PROBLEM: I am attempting to run a spark-submit script from my local machine to a cluster of machines. The work done by the cluster uses numpy. I currently get the following error:
ImportError:
Importing the multiarray numpy extension module failed. Most
likely you are trying to import a failed build of numpy.
If you're working with a numpy git repo, try `git clean -xdf` (removes all
files not under version control). Otherwise reinstall numpy.

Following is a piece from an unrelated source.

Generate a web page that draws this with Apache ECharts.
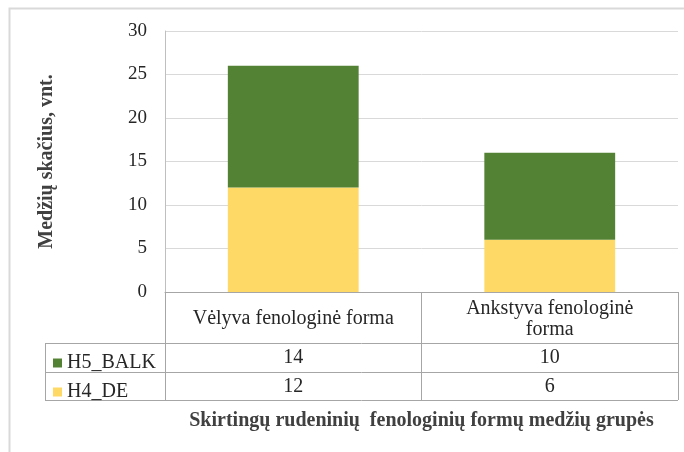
<!DOCTYPE html>
<html>
<head>
<meta charset="utf-8">
<script src="https://cdn.jsdelivr.net/npm/echarts@6/dist/echarts.min.js"></script>
<style>
  html, body { margin: 0; padding: 0; background: #fff; }
  #chart { width: 684px; height: 452px; }
</style>
</head>
<body>
<div id="chart"></div>
<script>
// data
const categories = ['Vėlyva fenologinė forma', 'Ankstyva fenologinė forma'];
const seriesNames = ['H4_DE', 'H5_BALK'];
const h4De = [12, 6];
const h5Balk = [14, 10];
const yTicks = [0, 5, 10, 15, 20, 25, 30];

const FONT = 'Liberation Serif';
const TXT = '#262626';
const TABLE_LINE = '#a6a6a6';

const chart = echarts.init(document.getElementById('chart'));

const tableLine = (x1, y1, x2, y2) => ({
  type: 'line',
  shape: { x1, y1, x2, y2 },
  style: { stroke: TABLE_LINE, lineWidth: 1 },
  silent: true
});

// rich text wrapper so the serif font is applied to every label
const serif = (size, extra) => Object.assign({ fontFamily: FONT, fontSize: size, color: TXT, fontWeight: 'normal' }, extra || {});
const wrap = (v) => '{t|' + v + '}';

const option = {
  backgroundColor: '#fff',
  animation: false,
  textStyle: { fontFamily: FONT },
  grid: { left: 165, right: 6, top: 31, bottom: 160 },
  legend: {
    data: [seriesNames[1], seriesNames[0]],
    orient: 'vertical',
    left: 48,
    top: 348,
    itemWidth: 9,
    itemHeight: 9,
    itemGap: 9,
    icon: 'rect',
    selectedMode: false,
    formatter: wrap,
    textStyle: Object.assign(serif(20), { lineHeight: 20, rich: { t: serif(20, { lineHeight: 20 }) } })
  },
  xAxis: [
    {
      type: 'category',
      data: categories,
      name: 'Skirtingų rudeninių  fenologinių formų medžių grupės',
      nameLocation: 'middle',
      nameGap: 129,
      nameTextStyle: { fontFamily: FONT, fontSize: 20, fontWeight: 'bold', color: '#404040', verticalAlign: 'middle' },
      axisLine: { lineStyle: { color: TABLE_LINE, width: 1 } },
      axisTick: { show: true, length: 108, lineStyle: { color: TABLE_LINE, width: 1 } },
      axisLabel: Object.assign(serif(20), {
        interval: 0,
        margin: 27,
        verticalAlign: 'middle',
        lineHeight: 21,
        // the second category wraps onto two lines like in the data table
        formatter: (v) => v.length > 24 ? v.replace(/ (\S+)$/, '\n$1') : v
      })
    },
    {
      type: 'category',
      position: 'bottom',
      data: h5Balk.map(String),
      axisLine: { show: false },
      axisTick: { show: false },
      axisLabel: Object.assign(serif(20), { interval: 0, margin: 66, verticalAlign: 'middle', formatter: wrap, rich: { t: serif(20) } })
    },
    {
      type: 'category',
      position: 'bottom',
      data: h4De.map(String),
      axisLine: { show: false },
      axisTick: { show: false },
      axisLabel: Object.assign(serif(20), { interval: 0, margin: 95, verticalAlign: 'middle', formatter: wrap, rich: { t: serif(20) } })
    }
  ],
  yAxis: {
    type: 'value',
    min: yTicks[0],
    max: yTicks[yTicks.length - 1],
    interval: 5,
    name: 'Medžių skačius, vnt.',
    nameLocation: 'middle',
    nameRotate: 90,
    nameGap: 108,
    nameTextStyle: { fontFamily: FONT, fontSize: 20, fontWeight: 'bold', color: '#404040' },
    axisLine: { show: true, lineStyle: { color: '#bfbfbf', width: 1 } },
    axisTick: { show: false },
    axisLabel: Object.assign(serif(19), { margin: 18, formatter: wrap, rich: { t: serif(19) } }),
    splitLine: { lineStyle: { color: '#d9d9d9', width: 1 } }
  },
  series: [
    {
      name: seriesNames[0],
      type: 'bar',
      stack: 'total',
      barWidth: '51%',
      itemStyle: { color: '#ffd966' },
      data: h4De
    },
    {
      name: seriesNames[1],
      type: 'bar',
      stack: 'total',
      barWidth: '51%',
      itemStyle: { color: '#548235' },
      data: h5Balk
    }
  ],
  graphic: [
    // outer chart frame
    {
      type: 'rect',
      shape: { x: 9.5, y: 8.5, width: 700, height: 460 },
      style: { fill: 'none', stroke: '#d9d9d9', lineWidth: 2 },
      silent: true
    },
    // data table rows
    tableLine(45, 343.5, 678, 343.5),
    tableLine(45, 372.5, 678, 372.5),
    tableLine(45, 400.5, 678, 400.5),
    tableLine(45.5, 343, 45.5, 400)
  ]
};

chart.setOption(option);
</script>
</body>
</html>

Original error was: cannot import name multiarray
DETAIL: In my local environment I have setup a virtualenv that includes numpy as well as a private repo I use in my project and other various libraries. I created a zip file (lib/libs.zip) from the site-packages directory at venv/lib/site-packages where 'venv' is my virtual environment. I ship this zip to the remote nodes. My shell script for performing the spark-submit looks like this:
$SPARK_HOME/bin/spark-submit \
--deploy-mode cluster \
--master yarn \
--conf spark.pyspark.virtualenv.enabled=true \
--conf spark.pyspark.virtualenv.type=native \
--conf spark.pyspark.virtualenv.requirements=${parent}/requirements.txt \
--conf spark.pyspark.virtualenv.bin.path=${parent}/venv \
--py-files "${parent}/lib/libs.zip" \
--num-executors 1 \
--executor-cores 2 \
--executor-memory 2G \
--driver-memory 2G \
$parent/src/features/pi.py
I also know that on the remote nodes there is a /usr/local/bin/python2.7 folder that includes a python 2.7 install.
so in my conf/spark-env.sh I have set the following:
export PYSPARK_PYTHON=/usr/local/bin/python2.7
export PYSPARK_DRIVER_PYTHON=/usr/local/bin/python2.7
When I run the script I get the error above. If I screen print the installed_distributions I get a zero length list []. Also my private library imports correctly (which says to me it is actually accessing my libs.zip site-packages.). My pi.py file looks something like this:
from myprivatelibrary.bigData.spark import spark_context
spark = spark_context()
import numpy as np
spark.parallelize(range(1, 10)).map(lambda x: np.__version__).collect()
EXPECTATION/MY THOUGHTS: I expect this to import numpy correctly especially since I know numpy works correctly in my local virtualenv. I suspect this is because I'm not actually using the version of python that is installed in my virtualenv on the remote node. My question is first, how do I fix this and second how do I use my virtualenv installed python on the remote nodes instead of the python that is just manually installed and currently sitting on those machines? I've seen some write-ups on this but frankly they are not well written.